Image of Mike Dahl, Homebuilders & Building Products Analyst, U.S.

What is a significant trend you see emerging within your sector over the next 3-5 years?

There are a number of fascinating outcomes and unknowns impacting housing and our outlook. On a structural level, two of the major themes we see are:

  1. Labor and supply chain shortages. Every sector has been dealing with these lately, but even prior to the pandemic labor was a constraint for years in the homebuilding industry, and this has been exacerbated by the pandemic without an easy fix in sight given the aging of the skilled labor force. We anticipate this will lead to further accelerated adoption of offsite construction methods, using both existing and potentially more innovative technologies to shift labor out of the field and onto a manufacturing floor in order to gain production efficiencies.
  2. Housing and construction were woefully behind on digital prior to COVID, and the pandemic forced a shift almost overnight, accelerating years of progress into the past 18+ months on the sales, design and mortgage processes. There’s no going back now, and it’s incumbent on all companies to further adapt to meet these changes, which could produce more differentiation between winners and losers over time.

What impact has the pandemic had on your sector and how have you adapted to help clients in this environment almost two years on?

The pandemic has been a boon for housing, creating strong demand tailwinds but also extreme difficulties for the pace of production, which has led to unprecedented levels of home price appreciation and, in our view, a lot of cross currents as we look forward. Our sector is notoriously volatile, but the volatility we’ve experienced over the past 18 months is still startling.

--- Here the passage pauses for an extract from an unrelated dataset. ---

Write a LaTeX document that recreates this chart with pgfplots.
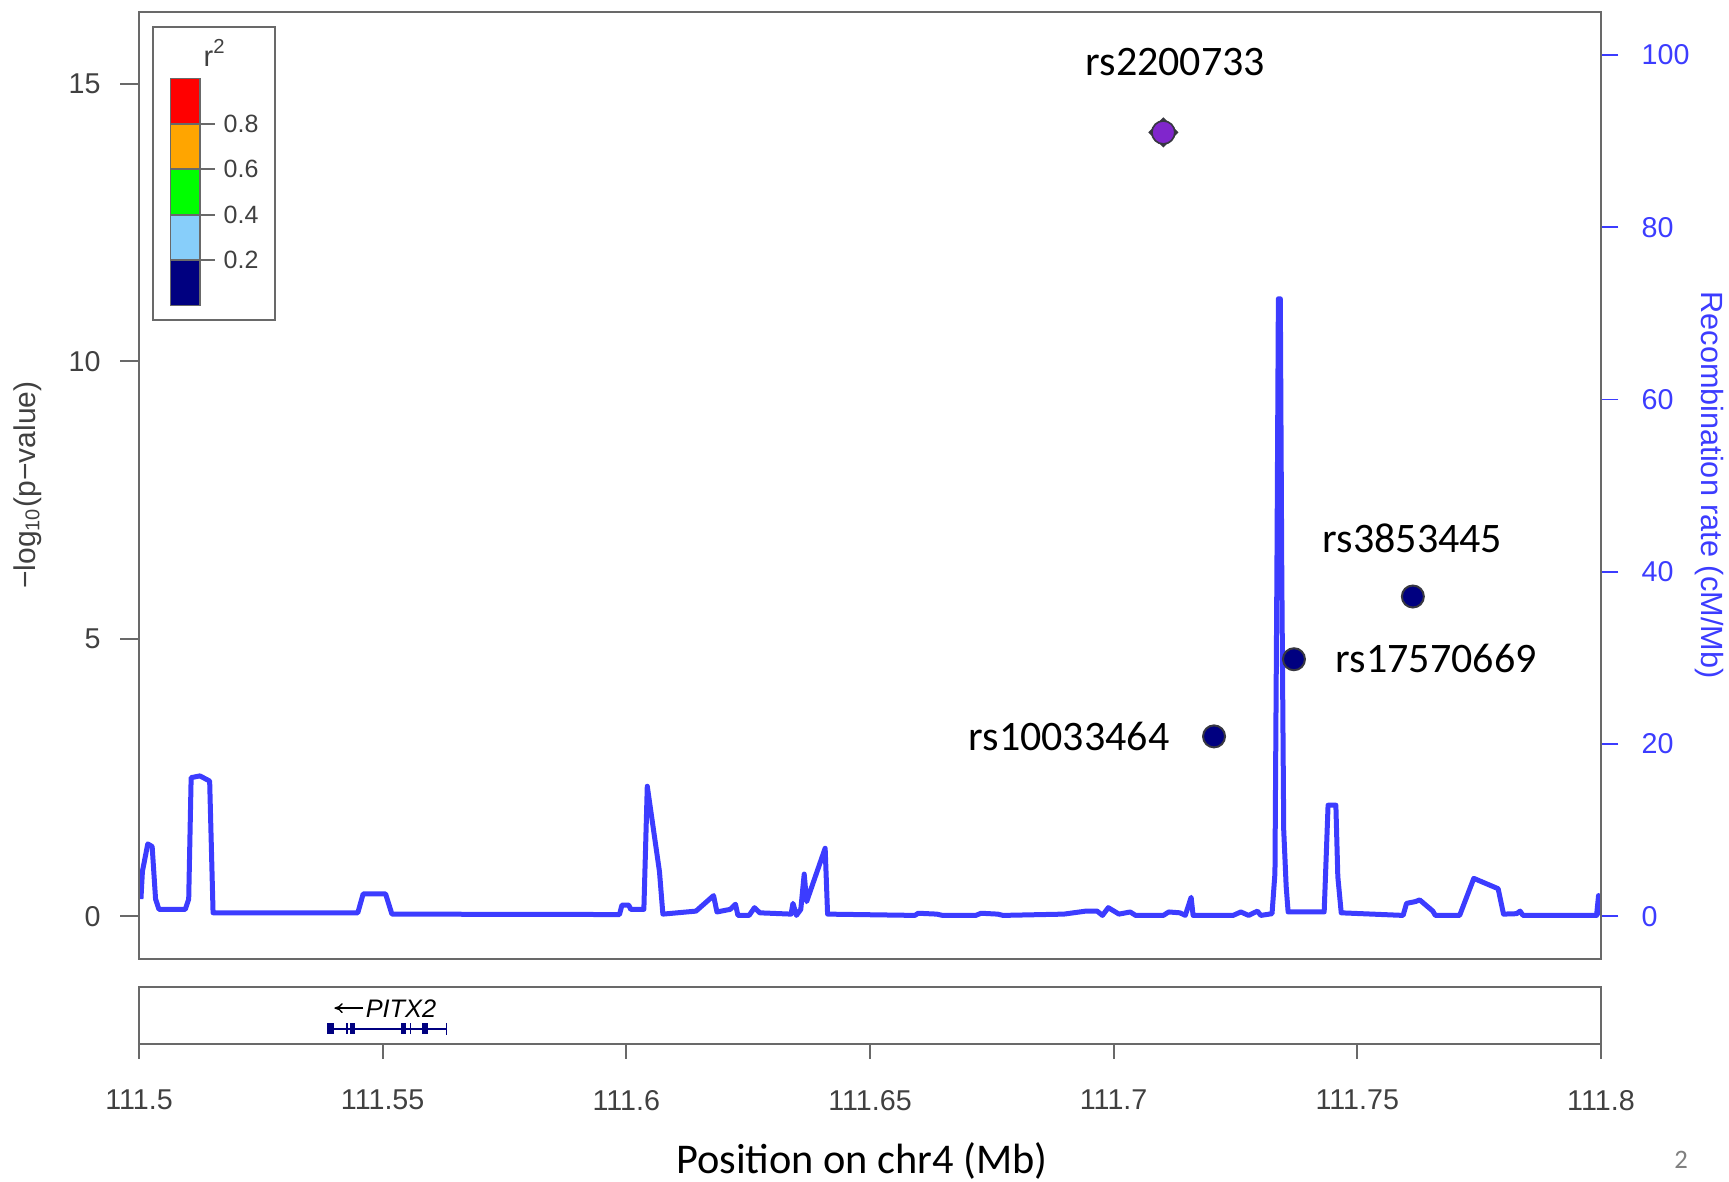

A few things have helped us adapt to best serve clients in such a dynamic period:

  1. 1. First and foremost, we try to make ourselves as available as possible to our clients, whether that’s via phone, e-mail or video. Everything is moving quickly, and we’re always a responsive team, but now more than ever responsiveness is critical.
  2. We’re very data-based, which I believe helps to ground us. We also have an incredible partnership with RBC Elements, and our flagship Elements-driven “Big Data Behind Big Builders” report has given us another “in” with clients.
  3. I started covering this space in 2006, so I had a front row seat to the housing crash and subsequent recovery, which I think helped us to at least somewhat contextualize the current cycle. It also means I’m not afraid to make non-consensus calls, which I think our clients appreciate.